Saat ini kita diperlihatkan bagaimana pimpinan-pimpinan negeri dalam berbagai kesempatan seringkali menyampaikan “Negara Tidak Boleh Kalah”. Pertanyaan saya siapakah yang dimaksud negara tersebut? Bukankah negara itu sama dengan praja yang berarti masyarakat, rakyat, daerah.
Seharusnya pemerintah menempatkan dirinya sebagai pamong praja atau pelayan masyarakat dan bukan pangreh praja atau penguasa/pengatur masyarakat. Aparat juga harusnya menunjukkan bahwa mereka hadir secara profesional dan humanis sebagai pengayom dan penjaga keamanan masyarakat.
Bukan justru menciptakan desakan dan intimidasi terhadap warga yang kontra terhadap kebijakan mereka dengan dalih kepentingan rakyat dan pertumbuhan ekonomi. Padahal sejatinya keselamatan masyarakat merupakan hukum tertinggi yang harus dihormati sebagaimana yang diatur dalam asas hukum “salus populi suprema lex esto”.
“Pemerintah memiliki peran krusial untuk menghadirkan langkah-langkah antisipatif, solutif, dan berdampak positif bagi semua pihak,” ujar Rozal.

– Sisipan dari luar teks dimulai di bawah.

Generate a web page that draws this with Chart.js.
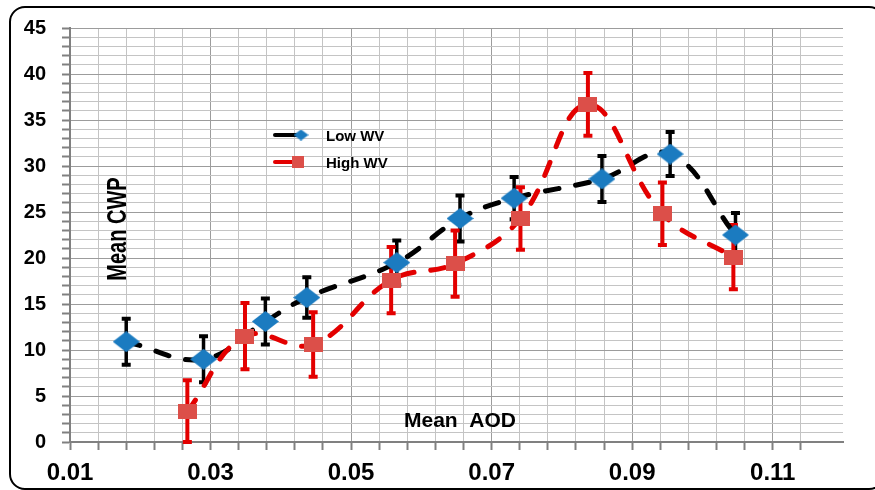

Sebagaimana diketahui, aparat gabungan dari TNI AL, Polri, dan Ditpam Badan Pengusahaan (BP) Batam bentrok dengan warga Pulau Rempang pada Kamis (7/9/2023). Bentrokan terjadi karena warga menolak pengembangan kawasan ekonomi Rempang Eco City di lokasi tersebut.
Petugas gabungan mendatangi lokasi pukul 10.00 WIB, sementara ratusan warga memblokir jalan mulai dari Jembatan 4. Warga menolak masuknya tim gabungan yang hendak mengukur lahan dan memasang patok di Pulau Rempang.

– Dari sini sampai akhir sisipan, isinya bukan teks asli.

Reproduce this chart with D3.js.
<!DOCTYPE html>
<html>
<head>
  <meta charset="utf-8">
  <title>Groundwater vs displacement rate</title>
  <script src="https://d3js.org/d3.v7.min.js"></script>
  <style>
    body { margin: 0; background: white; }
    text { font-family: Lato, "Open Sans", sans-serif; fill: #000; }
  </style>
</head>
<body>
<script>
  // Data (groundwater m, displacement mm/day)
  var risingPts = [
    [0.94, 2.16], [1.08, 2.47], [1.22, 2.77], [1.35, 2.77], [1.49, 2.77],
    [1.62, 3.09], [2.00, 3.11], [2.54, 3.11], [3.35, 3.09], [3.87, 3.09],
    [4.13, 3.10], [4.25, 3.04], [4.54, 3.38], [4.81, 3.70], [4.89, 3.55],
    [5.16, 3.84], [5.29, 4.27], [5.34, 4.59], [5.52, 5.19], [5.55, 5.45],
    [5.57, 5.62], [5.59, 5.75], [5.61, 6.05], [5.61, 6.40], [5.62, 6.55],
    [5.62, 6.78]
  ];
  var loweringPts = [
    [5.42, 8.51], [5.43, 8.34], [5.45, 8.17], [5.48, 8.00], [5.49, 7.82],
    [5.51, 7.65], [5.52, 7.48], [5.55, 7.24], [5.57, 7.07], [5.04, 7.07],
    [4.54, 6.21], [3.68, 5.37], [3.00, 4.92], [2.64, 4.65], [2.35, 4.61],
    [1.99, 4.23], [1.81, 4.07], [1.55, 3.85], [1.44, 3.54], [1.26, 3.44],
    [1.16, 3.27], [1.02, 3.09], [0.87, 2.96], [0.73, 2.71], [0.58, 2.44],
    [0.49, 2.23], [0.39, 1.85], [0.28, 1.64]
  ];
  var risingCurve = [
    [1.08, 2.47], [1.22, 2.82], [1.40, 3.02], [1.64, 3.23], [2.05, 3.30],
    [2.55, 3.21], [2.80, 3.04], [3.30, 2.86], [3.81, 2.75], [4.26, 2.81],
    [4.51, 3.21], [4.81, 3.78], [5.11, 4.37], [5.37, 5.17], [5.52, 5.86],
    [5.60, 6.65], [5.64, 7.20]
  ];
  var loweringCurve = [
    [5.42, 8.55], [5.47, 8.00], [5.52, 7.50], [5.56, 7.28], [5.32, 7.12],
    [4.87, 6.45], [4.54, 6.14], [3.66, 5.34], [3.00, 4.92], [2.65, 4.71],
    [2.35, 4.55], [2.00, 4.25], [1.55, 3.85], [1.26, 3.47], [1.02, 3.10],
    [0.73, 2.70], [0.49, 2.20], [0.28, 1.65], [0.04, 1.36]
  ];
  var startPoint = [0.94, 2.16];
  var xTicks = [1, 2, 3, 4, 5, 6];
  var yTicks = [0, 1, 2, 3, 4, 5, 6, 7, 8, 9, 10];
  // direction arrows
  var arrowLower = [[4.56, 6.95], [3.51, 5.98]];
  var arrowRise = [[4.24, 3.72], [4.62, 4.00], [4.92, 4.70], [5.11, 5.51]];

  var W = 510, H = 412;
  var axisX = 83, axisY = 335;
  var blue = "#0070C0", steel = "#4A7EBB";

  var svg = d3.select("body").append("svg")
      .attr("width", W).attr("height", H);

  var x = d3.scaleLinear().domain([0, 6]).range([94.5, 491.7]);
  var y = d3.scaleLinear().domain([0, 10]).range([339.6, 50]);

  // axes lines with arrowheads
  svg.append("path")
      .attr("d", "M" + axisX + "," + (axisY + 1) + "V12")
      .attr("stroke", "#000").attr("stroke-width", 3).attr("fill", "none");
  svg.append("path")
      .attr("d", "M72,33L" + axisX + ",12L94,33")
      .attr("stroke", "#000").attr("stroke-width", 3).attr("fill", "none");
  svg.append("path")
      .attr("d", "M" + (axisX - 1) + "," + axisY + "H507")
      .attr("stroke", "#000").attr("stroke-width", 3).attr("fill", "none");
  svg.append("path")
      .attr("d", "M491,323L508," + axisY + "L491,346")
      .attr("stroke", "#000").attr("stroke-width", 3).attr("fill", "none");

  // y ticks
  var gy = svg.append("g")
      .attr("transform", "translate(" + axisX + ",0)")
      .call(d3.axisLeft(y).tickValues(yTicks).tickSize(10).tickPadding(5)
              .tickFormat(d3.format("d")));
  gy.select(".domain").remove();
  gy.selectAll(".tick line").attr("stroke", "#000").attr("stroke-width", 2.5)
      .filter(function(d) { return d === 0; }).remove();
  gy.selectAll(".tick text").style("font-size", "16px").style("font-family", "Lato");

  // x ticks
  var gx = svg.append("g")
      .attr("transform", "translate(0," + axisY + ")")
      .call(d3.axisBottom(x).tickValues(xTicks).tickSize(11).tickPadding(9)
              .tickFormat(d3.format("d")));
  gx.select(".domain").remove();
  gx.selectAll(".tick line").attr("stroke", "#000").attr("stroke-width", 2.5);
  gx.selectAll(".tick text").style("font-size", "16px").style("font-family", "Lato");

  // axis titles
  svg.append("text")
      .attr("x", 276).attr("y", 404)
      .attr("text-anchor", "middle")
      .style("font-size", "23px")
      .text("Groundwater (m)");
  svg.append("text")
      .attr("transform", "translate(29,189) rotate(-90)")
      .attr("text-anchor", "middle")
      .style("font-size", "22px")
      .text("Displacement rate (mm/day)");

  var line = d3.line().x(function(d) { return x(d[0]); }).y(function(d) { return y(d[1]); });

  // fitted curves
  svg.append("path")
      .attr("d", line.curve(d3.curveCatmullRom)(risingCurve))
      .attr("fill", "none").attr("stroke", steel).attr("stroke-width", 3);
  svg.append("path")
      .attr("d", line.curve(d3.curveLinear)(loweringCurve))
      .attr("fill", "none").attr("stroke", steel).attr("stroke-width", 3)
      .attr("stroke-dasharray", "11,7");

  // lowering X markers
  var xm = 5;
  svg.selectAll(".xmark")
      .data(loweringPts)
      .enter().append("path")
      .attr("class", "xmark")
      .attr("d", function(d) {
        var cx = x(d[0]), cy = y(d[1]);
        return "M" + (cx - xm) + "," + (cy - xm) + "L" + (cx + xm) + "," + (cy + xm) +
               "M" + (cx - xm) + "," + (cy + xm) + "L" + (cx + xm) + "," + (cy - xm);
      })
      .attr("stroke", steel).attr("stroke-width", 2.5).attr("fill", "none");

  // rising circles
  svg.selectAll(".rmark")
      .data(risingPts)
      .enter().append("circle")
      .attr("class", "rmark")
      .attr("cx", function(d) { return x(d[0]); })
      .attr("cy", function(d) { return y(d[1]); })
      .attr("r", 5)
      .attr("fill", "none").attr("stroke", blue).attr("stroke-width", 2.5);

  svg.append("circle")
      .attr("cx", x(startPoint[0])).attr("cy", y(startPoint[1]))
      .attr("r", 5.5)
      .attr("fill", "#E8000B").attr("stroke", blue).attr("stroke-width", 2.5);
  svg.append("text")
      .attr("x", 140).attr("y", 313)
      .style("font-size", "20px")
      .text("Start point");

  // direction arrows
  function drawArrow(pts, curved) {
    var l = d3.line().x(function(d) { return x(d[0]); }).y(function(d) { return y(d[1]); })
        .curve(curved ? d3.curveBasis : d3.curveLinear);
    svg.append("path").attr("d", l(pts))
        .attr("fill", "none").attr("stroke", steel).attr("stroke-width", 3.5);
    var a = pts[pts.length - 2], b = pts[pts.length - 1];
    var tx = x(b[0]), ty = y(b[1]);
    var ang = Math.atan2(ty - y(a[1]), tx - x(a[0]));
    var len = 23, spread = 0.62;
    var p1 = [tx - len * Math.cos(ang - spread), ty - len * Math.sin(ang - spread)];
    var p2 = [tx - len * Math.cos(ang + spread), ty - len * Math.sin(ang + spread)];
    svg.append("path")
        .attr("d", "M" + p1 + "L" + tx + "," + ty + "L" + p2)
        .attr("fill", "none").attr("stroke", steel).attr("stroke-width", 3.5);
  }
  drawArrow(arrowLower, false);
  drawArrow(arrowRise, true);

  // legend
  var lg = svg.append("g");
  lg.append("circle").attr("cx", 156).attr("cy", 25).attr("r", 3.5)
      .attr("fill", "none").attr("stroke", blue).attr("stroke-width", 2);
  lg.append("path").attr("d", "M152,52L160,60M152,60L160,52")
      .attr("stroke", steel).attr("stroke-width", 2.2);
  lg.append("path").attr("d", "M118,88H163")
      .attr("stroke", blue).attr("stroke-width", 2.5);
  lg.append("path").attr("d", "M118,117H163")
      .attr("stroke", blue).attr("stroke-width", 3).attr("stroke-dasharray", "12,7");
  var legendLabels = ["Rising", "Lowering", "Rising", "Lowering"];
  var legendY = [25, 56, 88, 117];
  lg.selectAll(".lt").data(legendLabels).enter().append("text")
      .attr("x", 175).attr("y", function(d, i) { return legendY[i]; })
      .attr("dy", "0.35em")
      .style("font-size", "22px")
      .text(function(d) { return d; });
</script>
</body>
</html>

Pemblokiran kemudian dilakukan dengan membakar sejumlah ban dan merobohkan pohon di akses jalan masuk menuju kawasan Rempang. Aparat kemudian menembakkan gas air mata ke arah massa. Anak-anak di sekolah ikut terkena dampaknya hingga dilarikan ke rumah sakit.

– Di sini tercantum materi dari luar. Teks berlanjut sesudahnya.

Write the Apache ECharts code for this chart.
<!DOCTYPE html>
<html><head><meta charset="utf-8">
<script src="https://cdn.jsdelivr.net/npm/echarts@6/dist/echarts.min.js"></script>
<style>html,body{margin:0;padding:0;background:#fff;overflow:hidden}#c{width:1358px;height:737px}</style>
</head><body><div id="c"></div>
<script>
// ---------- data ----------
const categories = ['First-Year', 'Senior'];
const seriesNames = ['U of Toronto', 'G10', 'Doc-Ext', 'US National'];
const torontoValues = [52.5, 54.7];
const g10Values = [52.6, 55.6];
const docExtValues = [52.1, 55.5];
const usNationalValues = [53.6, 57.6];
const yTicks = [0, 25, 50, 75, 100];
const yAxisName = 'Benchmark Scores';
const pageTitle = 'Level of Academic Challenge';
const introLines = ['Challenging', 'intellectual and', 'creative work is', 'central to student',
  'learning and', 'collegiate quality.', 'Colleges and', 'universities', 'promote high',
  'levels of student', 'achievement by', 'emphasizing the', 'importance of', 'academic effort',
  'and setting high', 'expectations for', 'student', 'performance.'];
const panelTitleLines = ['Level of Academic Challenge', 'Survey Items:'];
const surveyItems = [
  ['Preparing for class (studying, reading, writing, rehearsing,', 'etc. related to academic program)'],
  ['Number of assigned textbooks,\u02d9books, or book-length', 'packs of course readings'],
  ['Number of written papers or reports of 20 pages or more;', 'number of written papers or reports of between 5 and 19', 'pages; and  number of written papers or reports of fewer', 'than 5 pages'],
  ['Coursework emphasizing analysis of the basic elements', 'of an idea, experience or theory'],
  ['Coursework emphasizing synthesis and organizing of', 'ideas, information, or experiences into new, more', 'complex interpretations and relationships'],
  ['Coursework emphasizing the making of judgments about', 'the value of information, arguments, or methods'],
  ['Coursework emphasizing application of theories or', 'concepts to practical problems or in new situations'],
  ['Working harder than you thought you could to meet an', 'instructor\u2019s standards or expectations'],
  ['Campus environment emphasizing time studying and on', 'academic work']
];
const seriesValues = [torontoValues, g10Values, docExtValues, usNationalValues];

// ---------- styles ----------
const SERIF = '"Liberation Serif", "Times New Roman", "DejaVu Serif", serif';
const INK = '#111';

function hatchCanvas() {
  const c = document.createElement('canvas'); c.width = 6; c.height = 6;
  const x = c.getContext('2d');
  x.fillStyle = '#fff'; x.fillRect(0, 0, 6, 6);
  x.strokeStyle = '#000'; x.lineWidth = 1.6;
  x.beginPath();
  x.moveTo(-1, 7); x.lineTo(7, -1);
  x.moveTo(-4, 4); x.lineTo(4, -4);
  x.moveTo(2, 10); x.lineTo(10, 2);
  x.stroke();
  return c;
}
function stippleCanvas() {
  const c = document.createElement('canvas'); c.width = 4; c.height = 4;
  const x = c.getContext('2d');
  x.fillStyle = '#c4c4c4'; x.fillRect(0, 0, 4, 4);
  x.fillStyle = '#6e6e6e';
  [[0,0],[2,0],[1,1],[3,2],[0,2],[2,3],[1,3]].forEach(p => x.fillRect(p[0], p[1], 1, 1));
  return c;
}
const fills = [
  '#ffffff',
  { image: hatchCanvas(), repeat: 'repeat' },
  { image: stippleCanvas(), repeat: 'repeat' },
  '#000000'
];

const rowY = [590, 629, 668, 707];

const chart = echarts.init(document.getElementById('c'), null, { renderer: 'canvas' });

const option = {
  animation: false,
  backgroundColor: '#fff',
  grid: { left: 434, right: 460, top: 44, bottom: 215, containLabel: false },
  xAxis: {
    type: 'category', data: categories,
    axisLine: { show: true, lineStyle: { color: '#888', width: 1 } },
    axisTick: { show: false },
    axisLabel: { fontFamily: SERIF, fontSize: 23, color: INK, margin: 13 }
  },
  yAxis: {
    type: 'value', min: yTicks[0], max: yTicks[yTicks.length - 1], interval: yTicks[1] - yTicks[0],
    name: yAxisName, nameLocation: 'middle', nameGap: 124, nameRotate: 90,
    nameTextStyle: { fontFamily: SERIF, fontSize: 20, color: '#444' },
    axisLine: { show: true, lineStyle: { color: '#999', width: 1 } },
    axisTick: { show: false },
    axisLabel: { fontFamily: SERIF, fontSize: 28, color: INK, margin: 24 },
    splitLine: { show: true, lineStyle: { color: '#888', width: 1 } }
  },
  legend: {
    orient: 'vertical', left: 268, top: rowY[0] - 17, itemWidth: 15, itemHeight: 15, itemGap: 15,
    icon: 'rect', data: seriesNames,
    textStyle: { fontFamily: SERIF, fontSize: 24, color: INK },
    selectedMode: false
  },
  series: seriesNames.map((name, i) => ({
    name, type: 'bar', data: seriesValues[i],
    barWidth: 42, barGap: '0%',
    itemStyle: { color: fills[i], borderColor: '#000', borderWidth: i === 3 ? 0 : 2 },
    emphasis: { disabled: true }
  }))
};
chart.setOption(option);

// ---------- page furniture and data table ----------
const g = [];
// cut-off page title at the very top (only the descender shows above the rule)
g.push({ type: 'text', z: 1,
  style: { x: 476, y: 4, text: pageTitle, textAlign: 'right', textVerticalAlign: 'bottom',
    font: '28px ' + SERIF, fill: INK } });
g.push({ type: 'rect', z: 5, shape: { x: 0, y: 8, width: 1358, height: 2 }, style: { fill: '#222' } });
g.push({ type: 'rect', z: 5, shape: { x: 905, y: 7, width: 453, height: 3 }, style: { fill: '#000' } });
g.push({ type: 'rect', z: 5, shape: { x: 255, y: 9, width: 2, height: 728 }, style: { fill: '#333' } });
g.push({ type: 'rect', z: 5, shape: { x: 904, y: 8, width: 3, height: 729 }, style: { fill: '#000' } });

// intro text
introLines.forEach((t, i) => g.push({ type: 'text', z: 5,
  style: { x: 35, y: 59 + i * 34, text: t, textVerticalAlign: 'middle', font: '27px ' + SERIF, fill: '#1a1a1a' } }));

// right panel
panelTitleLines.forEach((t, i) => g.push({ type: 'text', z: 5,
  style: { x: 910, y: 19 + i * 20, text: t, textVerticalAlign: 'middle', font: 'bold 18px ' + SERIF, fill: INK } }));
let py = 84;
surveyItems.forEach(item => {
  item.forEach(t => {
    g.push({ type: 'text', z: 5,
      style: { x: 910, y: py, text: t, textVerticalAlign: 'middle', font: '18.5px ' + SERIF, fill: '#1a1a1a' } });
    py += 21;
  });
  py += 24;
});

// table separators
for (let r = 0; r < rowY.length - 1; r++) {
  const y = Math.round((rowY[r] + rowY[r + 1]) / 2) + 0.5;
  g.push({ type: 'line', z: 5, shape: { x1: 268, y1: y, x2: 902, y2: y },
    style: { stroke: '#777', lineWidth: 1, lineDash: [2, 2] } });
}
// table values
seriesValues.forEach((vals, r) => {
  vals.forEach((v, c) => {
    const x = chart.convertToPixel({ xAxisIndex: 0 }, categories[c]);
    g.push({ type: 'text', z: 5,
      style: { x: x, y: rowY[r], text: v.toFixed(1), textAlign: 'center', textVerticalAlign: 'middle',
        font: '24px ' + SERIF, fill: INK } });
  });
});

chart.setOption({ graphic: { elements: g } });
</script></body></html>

Berselang lima hari kemudian, kericuhan kembali terjadi di kantor BP Batam. Sebanyak 43 orang ditahan dan 34 orang diantaranya ditetapkan sebagai tersangka. Kericuhan terjadi lantaran warga menolak adanya PSN Rempang Eco City yang mengharuskan relokasi penduduk.
Selain itu, proyek tersebut juga mengancam eksistensi 16 kampung adat Melayu yang ada sejak tahun 1834 di Pulau Rempang yang saat ini masuk dalam wilayah Kota Batam.
Presiden Jokowi sendiri telah memerintahkan Kapolri Jenderal Listyo Sigit Prabowo turun tangan. Dia menilai bentrokan di Rempang terjadi karena kesalahpahaman. “Masa urusan begitu harus sampai presiden,” kata Jokowi.
Sementara itu, Ketua Majelis Ifta’ PERTI Riau, Prof Abdul Somad ikut menyerukan agar para pengacara terbang ke Rempang untuk membantu masyarakat. Dia menilai warga yang ditangkap polisi adalah mereka yang ingin mempertahankan tempat tinggal dan sumber penghidupannya.
“Mereka bukan pengedar narkoba, koruptor, mereka adalah orang yang membela tanahnya, rumahnya, macam mana kalau rumah kita, (untuk) cari makan, dirampas,” kata Abdul Somad yang juga sebagai wakil ketua Majelis Ifta’ Riau.